The Yankees finally broke the ice in the seventh against Hernández on a two-out RBI single by Luke Voit, who was drafted out of Missouri State and a native of Wildwood, Missouri.
The Royals pulled even in the bottom of the seventh thanks to a leadoff single by Rivera. Dyson promptly entered the game as a pinch runner and his presence seemingly threw Yankees reliever Jonathan Loaisiga out of whack.
Loaisiga threw an errant pickoff attempt to first base which allowed Dyson to advance to second. Then Loaisiga committed a balk which advanced Dyson to third with no outs.
The next batter, O’Hearn, roped a line drive at 108.5 mph to right field.
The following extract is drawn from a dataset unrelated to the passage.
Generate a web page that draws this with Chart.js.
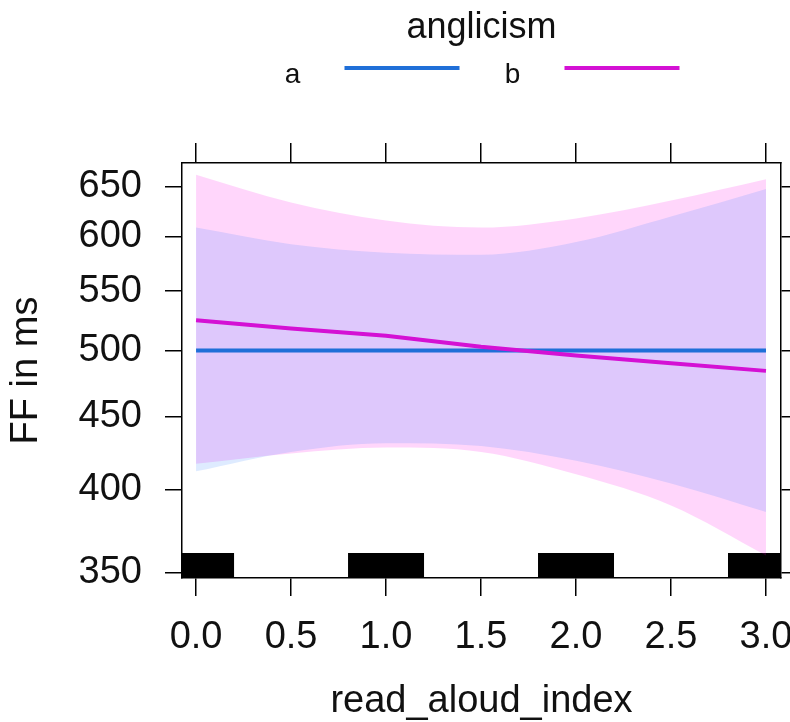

Judge caught the drive, but it was deep enough for Dyson to tag and score with a head-first slide to tie the score 1-1 in the seventh.
The balk call set off Yankee manager Aaron Boone and earned him an ejection from umpire Pat Hoberg for arguing the balk call.
The seventh inning set the stage for three more innings of the Yankees taking a lead and the Royals rallying to match them.
Lopez and Perez led the charge as the Royals responded in the bottom half of the inning. Lopez led off with a single, and Perez drew his second walk of the night.
Santana’s deep fly ball to center field allowed Lopez to tag and advance to third, but Yankees center fielder Brett Gardner alertly threw to second base to assure the go-ahead run did not advance into scoring position.
Benintendi followed with an RBI single to right field that tied the score 2-2.
After rallying twice, the Royals faced their first back-against-the-wall scenario in the ninth after Voit homered to give the Yankees a 3-2 edge.
In the bottom of the ninth, Whit Merrifield drew a two out walk and stole his MLB-leading 31st base of the season to move into scoring position. Then with two outs and two strikes, Lopez lined an RBI single into left field against Yankees lefty reliever Zack Britton to tie the score 3-3.
The Yankees tacked on two runs in the 10th against Royals reliever Richard Lovelady with the benefit of starting the inning with a free runner on second base.
The bottom half of the 10th was when Dyson’s sacrifice fly and Alberto’s single pulled them back to even, 5-5, and set the table for the decisive 11th inning.